Hoyt v. Hoyt

265 A.D. 223 | N.Y. App. Div. | 1942

Conn, J.

The parties were married in this State in 1920. In 1931 plaintiff acquired a residence in Nevada. She then commenced an action for divorce in that state against defendant, who appeared hy attorney. Prior to the commencement of the suit, the parties for some time had lived separate and apart. During the pendency of the suit, an agreement was consummated wherein defendant made provision for the support of plaintiff in the event that she was successful in her divorce action. Later, and on May 18, 1931, the Nevada court rendered a decree of divorce in favor of plaintiff and against defendant. The *224agreement was approved and incorporated in the decree which provided that both plaintiff and defendant do and perform each and every act required by the said agreement.”

The present action was instituted by plaintiff upon the agreement for the recovery of the sums which by its terms became due and payable to her after 1937. The sole defense is that the agreement was collusive and entered into for the purpose of arranging a divorce without lawful cause and that it is, therefore, illegal and unenforcible.

Upon the motion for summary judgment, the disposition of which is now sought to be reviewed, the only question raised by the answer and affidavit of defendant is as to the legality of the agreement. Defendant does not question the validity of the decree of divorce. In fact, he has since remarried. He urges, however, that since the action here is upon the agreement and not upon the decree, the legality of the agreement may be challenged in this State.

We think that the Nevada decree, which approved and made the agreement a part thereof, estops defendant from attacking the agreement. (Fales v. Fales, 160 Misc. 799; affd., 250 App. Div. 751; Goldberg v. Mayer, 243 App. Div. 477; affd., 270 N. Y. 660; Frost v. Frost, 260 App. Div. 694.) The question- of the validity of the contract must be deemed to have been determined by the Nevada court.
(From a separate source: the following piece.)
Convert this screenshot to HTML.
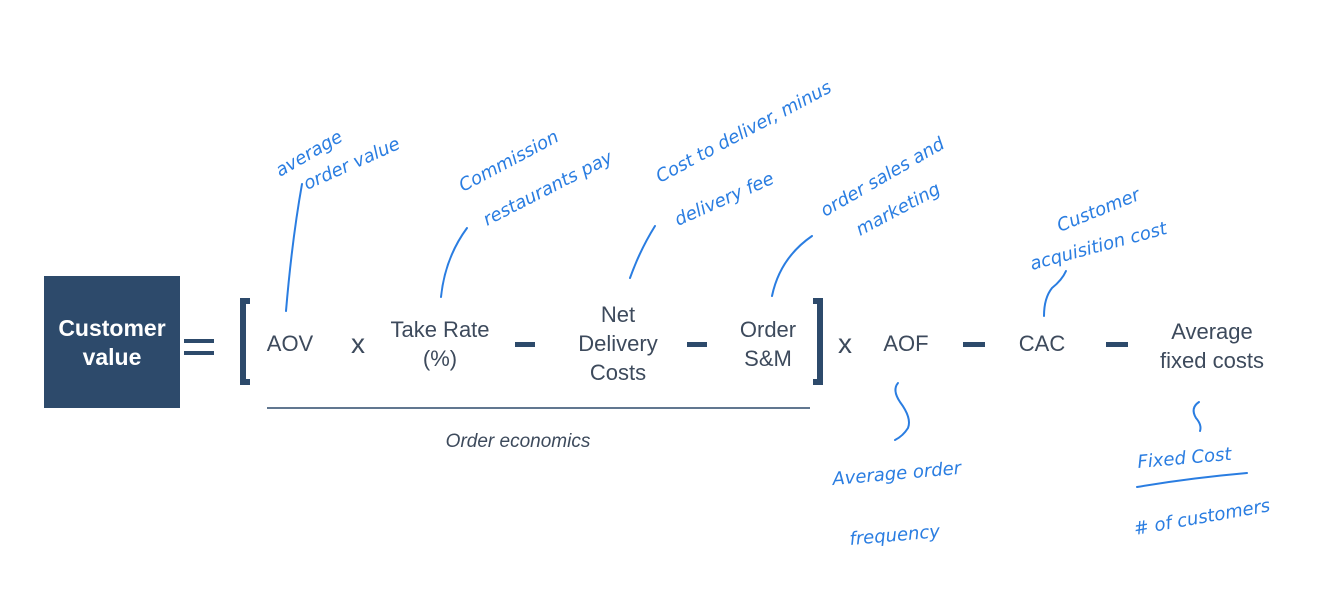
<!DOCTYPE html>
<html><head><meta charset="utf-8"><style>
html,body{margin:0;padding:0;background:#fff;}
body{width:1318px;height:596px;position:relative;overflow:hidden;font-family:"Liberation Sans",sans-serif;}
.t{position:absolute;color:#3d4a5c;font-size:22px;line-height:29px;text-align:center;transform:translateX(-50%);white-space:nowrap;}
.box{position:absolute;left:44px;top:276px;width:136px;height:132px;background:#2d4a6b;color:#fff;font-weight:bold;font-size:23px;line-height:29px;text-align:center;box-sizing:border-box;padding-top:38px;}
.d{position:absolute;height:5px;background:#2d4a6b;}
</style></head><body>
<div class="box">Customer<br>value</div>
<div class="d" style="left:184px;top:339px;width:30px;height:4px"></div>
<div class="d" style="left:184px;top:351px;width:30px;height:4px"></div>
<svg width="1318" height="596" style="position:absolute;left:0;top:0">
<path d="M250 301 H243 V382 H250" stroke="#2d4a6b" stroke-width="6" fill="none"/>
<path d="M813 301 H820 V382 H813" stroke="#2d4a6b" stroke-width="6" fill="none"/>
<line x1="267" y1="408" x2="810" y2="408" stroke="#2d4a6b" stroke-width="1.5"/>
<g stroke="#2a7de1" stroke-width="2" fill="none" stroke-linecap="round">
<path d="M302 184 Q292 240 286 311"/>
<path d="M467 228 Q445 258 441 297"/>
<path d="M655 226 Q640 250 630 278"/>
<path d="M812 236 Q780 258 772 296"/>
<path d="M1066 271 Q1062 280 1052 288 Q1044 298 1044 316"/>
<path d="M898 383 Q892 390 900 402 Q912 418 908 428 Q903 436 895 440"/>
<path d="M1199 402 Q1190 408 1196 418 Q1202 425 1200 431"/>
<path d="M1137 487 Q1190 478 1247 473"/>
</g>
<g fill="#2a7de1" font-family="DejaVu Sans, sans-serif" font-style="oblique" font-size="18">
<text x="280" y="177" transform="rotate(-30 280 177)">average</text>
<text x="307" y="190" transform="rotate(-24 307 190)">order value</text>
<text x="463" y="192" transform="rotate(-28 463 192)">Commission</text>
<text x="487" y="226" transform="rotate(-27 487 226)">restaurants pay</text>
<text x="660" y="183" transform="rotate(-28 660 183)">Cost to deliver, minus</text>
<text x="678" y="226" transform="rotate(-24 678 226)">delivery fee</text>
<text x="825" y="217" transform="rotate(-30 825 217)">order sales and</text>
<text x="860" y="236" transform="rotate(-28 860 236)">marketing</text>
<text x="1060" y="232" transform="rotate(-22 1060 232)">Customer</text>
<text x="1032" y="270" transform="rotate(-15 1032 270)">acquisition cost</text>
<text x="833" y="485" transform="rotate(-5 833 485)">Average order</text>
<text x="850" y="545" transform="rotate(-5 850 545)">frequency</text>
<text x="1138" y="468" transform="rotate(-5 1138 468)">Fixed Cost</text>
<text x="1135" y="535" transform="rotate(-10 1135 535)"># of customers</text>
</g>
</svg>
<div class="t" style="left:290px;top:329px">AOV</div>
<div class="t" style="left:358px;top:329px;font-size:28px">x</div>
<div class="t" style="left:440px;top:315px">Take Rate<br>(%)</div>
<div class="d" style="left:515px;top:342px;width:20px"></div>
<div class="t" style="left:618px;top:300px">Net<br>Delivery<br>Costs</div>
<div class="d" style="left:687px;top:342px;width:20px"></div>
<div class="t" style="left:768px;top:315px">Order<br>S&amp;M</div>
<div class="t" style="left:845px;top:329px;font-size:28px">x</div>
<div class="t" style="left:906px;top:329px">AOF</div>
<div class="d" style="left:963px;top:342px;width:22px"></div>
<div class="t" style="left:1042px;top:329px">CAC</div>
<div class="d" style="left:1106px;top:342px;width:22px"></div>
<div class="t" style="left:1212px;top:317px">Average<br>fixed costs</div>
<div class="t" style="left:518px;top:427px;font-size:19px;font-style:italic">Order economics</div>
</body></html>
The estoppel of the judgment extends to any material matter within the issues which was expressly litigated and determined and also to any matter which might have been litigated therein. (Stewart v. Stewart, 198 App. Div. 337; Pray v. Hegeman, 98 N. Y. 351; Frost v. Frost, supra, at p. 697; Dobson v. Pearce, 12 N. Y. 156.)

The parties having submitted themselves to .the jurisdiction of the Nevada court, which also had jurisdiction over the subject-matter, the decree entered is conclusive there, and, under the full faith and credit clause of the United States Constitution (art. IV, § 1), is equally so in every other State. The effect of the decree is not dependent upon the correctness of the finding upon which it was rendered. Error, if there was any, must be corrected by direct review in the tribunal where the decree was obtained. (Schuylkill Fuel Corp. v. Nieberg Realty Corp., 250 N. Y. 304.)

Notwithstanding that plaintiff’s action here is on the agreement, defendant, under the doctrine of res judicata, is estopped from urging the defense of illegality. An estoppel is not avoided by mere difference in the form of action litigated in Nevada and the one at bar. The important factor is that the substance *225of the rights established in the Nevada action would be destroyed if the defense of illegality were sustained in the suit before us. (Schuylkill Fuel Corp. v. Nieberg Realty Corp., supra.)

The decree and the separation agreement which it embraces, are binding upon the parties in this State. Neither may be collaterally attacked here. (Hess v. Hess, 276 N. Y. 486; Glaser v. Glaser, 276 N. Y. 296, 301; Guggenheim v. Wahl, 203 N. Y. 390, 397.) The only forum which has jurisdiction to modify, alter or amend the decree is the Nevada court.

Accordingly, the judgment and order should be affirmed, with costs.

Martin, P. J., Untermyer and Callahan, JJ., concur; Dore, J., concurs in result.

Judgment and order unanimously affirmed, with costs.